With that backstory, it becomes easier to understand how minor border raids by one country or the other could lead to a major armed conflict. Which country started the border raids is unclear, since both accused the other of raiding and taking prisoners over their common border. When the raids began, however, Egypt began to prepare for a major attack by reinforcing their existing troops along the Libyan border near Sallum. The Egyptian government at first accused the Libyans of making up attacks by Egyptian warplanes, but eventually admitted without too much prodding that they were attacking Libya. The attacks were not intended for conquest, after all, but rather to keep an enemy at bay, thus making anonymity and surprise much less useful. Qaddafi's forces were outgunned severely. Egypt had at least twice as many troops who had training superior to the Libyans', and Egypt won clear victories at Sallum and El Adem. Although Libya did its best to defend its targets, its only real recourse was diplomatic. It complained about Egyptian aggression to the U.N., as well as the rest of the world community. Qaddafi also threatened Egypt publicly by announcing his intention to "strike in the depths of Egypt." These strikes would presumably be terrorist in nature, since the more traditional military strategies were not working very well for Libya by this point.

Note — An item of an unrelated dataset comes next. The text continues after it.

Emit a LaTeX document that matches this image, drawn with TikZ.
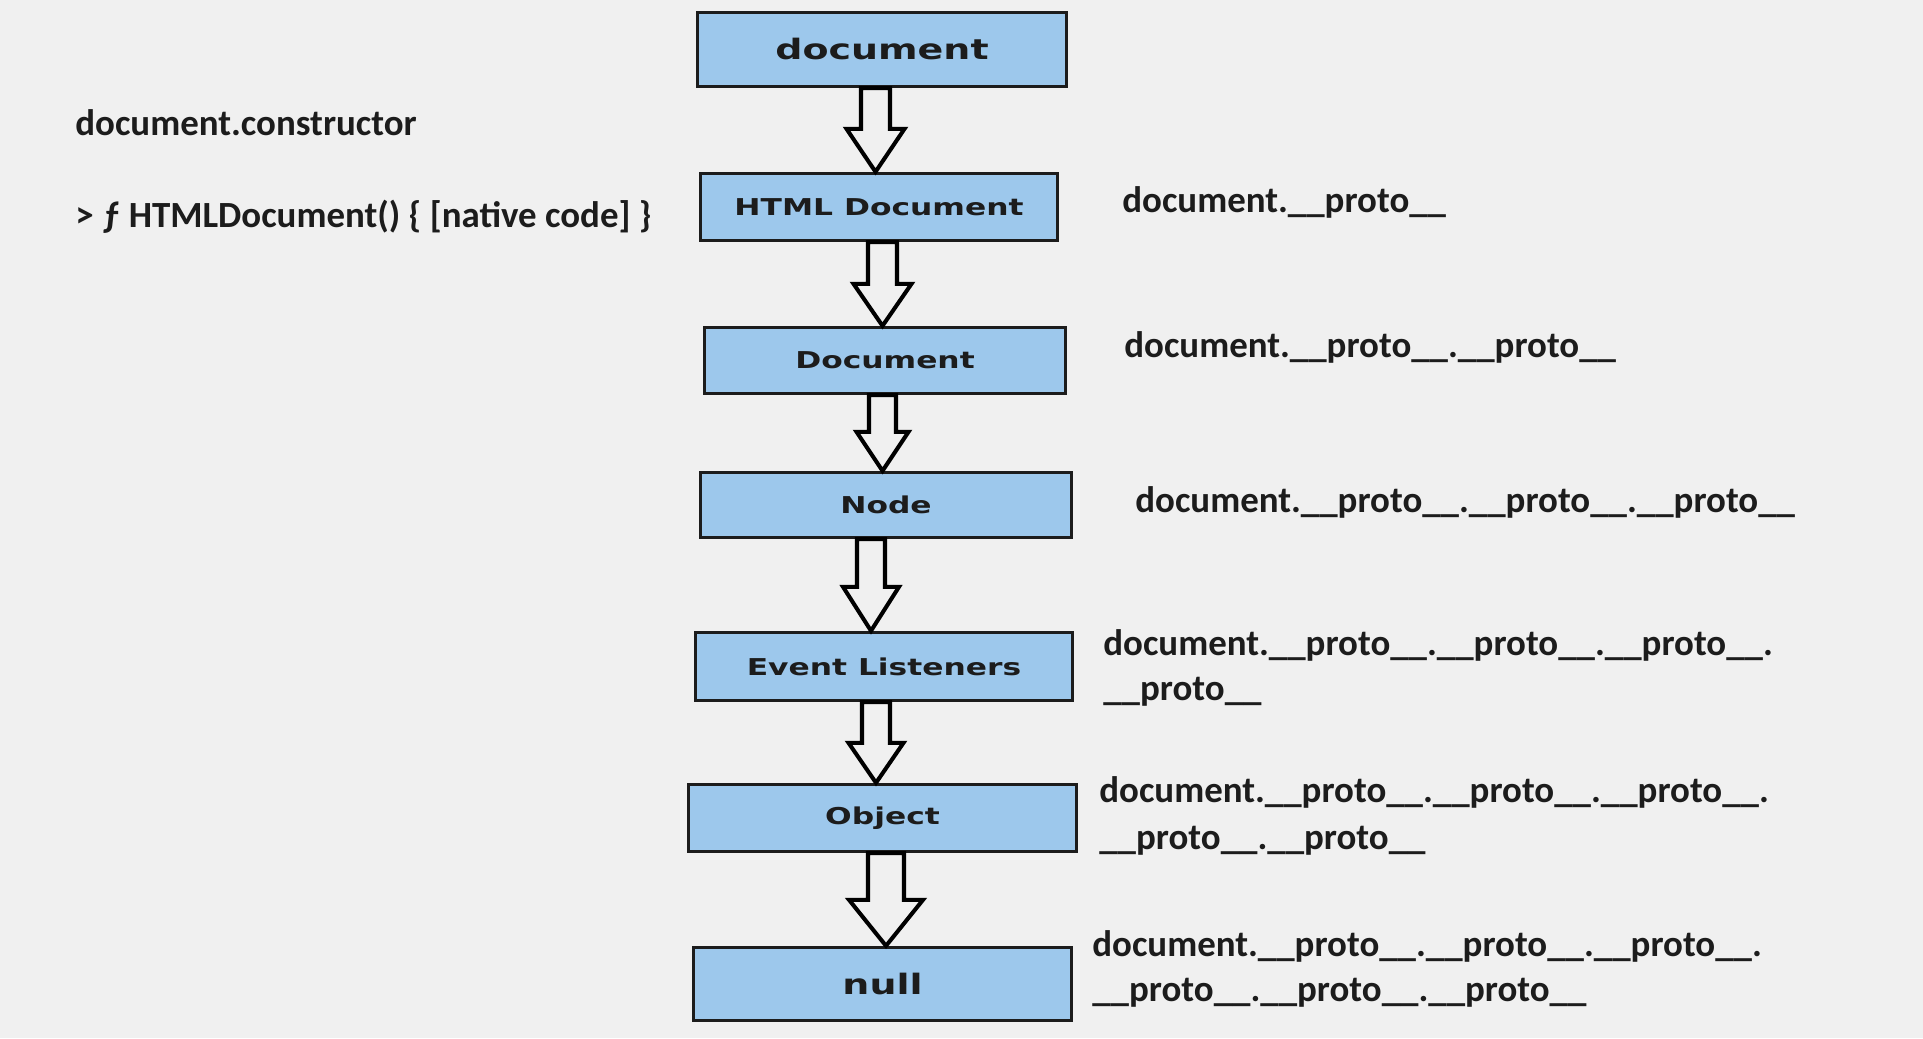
\documentclass[tikz,border=0pt]{standalone}
\usepackage{fontspec}
\setmainfont{Carlito}
\newfontfamily\boxfont{DejaVu Sans}[FakeStretch=1.35]
\usetikzlibrary{positioning}
\usetikzlibrary{calc}

\definecolor{bgcol}{HTML}{F0F0F0}
\definecolor{boxblue}{HTML}{9DC8EC}
\definecolor{inkcol}{HTML}{1C1C1C}

\newcommand{\proto}{\_\_proto\_\_}

\tikzset{
  protobox/.style={draw=inkcol,line width=1.9pt,fill=boxblue,text=inkcol,inner sep=0pt,
    font=\boxfont\bfseries\fontsize{13.2}{15}\selectfont},
  bigbox/.style={protobox,font=\boxfont\bfseries\fontsize{16}{18}\selectfont},
  hollow/.style={draw=black,line width=2.3pt,fill=bgcol,line join=miter},
  note/.style={anchor=base west,inner sep=0pt,text=inkcol,font=\bfseries\fontsize{21}{24}\selectfont}
}

% from, to, x centre, shaft half width, head half width, head length
\newcommand{\chainarrow}[6]{
  \coordinate (h) at ($(#2.north)+(0,#6)$);
  \draw[hollow] ({#3-#4},0 |- #1.south) -- ({#3-#4},0 |- h) -- ({#3-#5},0 |- h)
    -- (#3,0 |- #2.north) -- ({#3+#5},0 |- h) -- ({#3+#4},0 |- h)
    -- ({#3+#4},0 |- #1.south) -- cycle;
}

\begin{document}
\begin{tikzpicture}
\fill[bgcol] (0,0) rectangle (38.46,-20.76);

\node[bigbox,minimum width=7.38cm,minimum height=1.48cm] (doc) at (17.64,-0.99) {document};
\node[protobox,minimum width=7.14cm,minimum height=1.34cm] (htmldoc) at (17.58,-4.14) {HTML Document};
\node[protobox,minimum width=7.22cm,minimum height=1.32cm] (docproto) at (17.70,-7.21) {Document};
\node[protobox,minimum width=7.42cm,minimum height=1.30cm] (nodeproto) at (17.72,-10.10) {Node};
\node[protobox,minimum width=7.54cm,minimum height=1.36cm] (evt) at (17.68,-13.33) {Event Listeners};
\node[protobox,minimum width=7.76cm,minimum height=1.34cm] (objproto) at (17.65,-16.36) {Object};
\node[bigbox,minimum width=7.56cm,minimum height=1.46cm] (nul) at (17.65,-19.68) {null};

\chainarrow{doc}{htmldoc}{17.51}{0.29}{0.58}{0.86}
\chainarrow{htmldoc}{docproto}{17.65}{0.29}{0.58}{0.84}
\chainarrow{docproto}{nodeproto}{17.65}{0.27}{0.52}{0.78}
\chainarrow{nodeproto}{evt}{17.42}{0.28}{0.56}{0.88}
\chainarrow{evt}{objproto}{17.52}{0.28}{0.55}{0.80}
\chainarrow{objproto}{nul}{17.72}{0.36}{0.74}{0.92}

\node[note] (ctor) at (1.50,-2.71) {document.constructor};
\node[note] (ctorval) at (1.50,-4.55) {> ƒ HTMLDocument() \{ [native code] \}};

\node[note] (p1) at (22.44,-4.24) {document.\proto};
\node[note] (p2) at (22.48,-7.14) {document.\proto.\proto};
\node[note] (p3) at (22.70,-10.25) {document.\proto.\proto.\proto};
\node[note] (p4) at (22.06,-13.10) {document.\proto.\proto.\proto.};
\node[note] (p4b) at (22.06,-14.00) {\proto};
\node[note] (p5) at (21.98,-16.04) {document.\proto.\proto.\proto.};
\node[note] (p5b) at (21.98,-16.98) {\proto.\proto};
\node[note] (p6) at (21.84,-19.12) {document.\proto.\proto.\proto.};
\node[note] (p6b) at (21.84,-20.02) {\proto.\proto.\proto};

\end{tikzpicture}
\end{document}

Tempers were eventually soothed, thanks in part to efforts by Yasser Arafat and other prominent Arab leaders. Egypt voluntarily stopped its attacks within a reasonably short period of time, possibly motivated by the cause of Arab solidarity against the "real enemy," Israel. It should also be noted, though, that Egypt claimed to be engaging in retaliatory strikes, so they probably believed that Libya had learned the lesson they were trying to teach. Also, later that year, Sadat went to Israel and established friendly relations with them, betraying the fact that he probably wasn't all that concerned with anti-Israeli solidarity. Libya was, though, and joined the list of "steadfast states" who came out firmly against Israel and anyone who supported them, whereupon Sadat contemptuously called Libya a "dwarf." Although it certainly wasn't the deciding factor, one can't help but think that the war in which the two states engaged earlier in the year may have had something to do with this particular rift.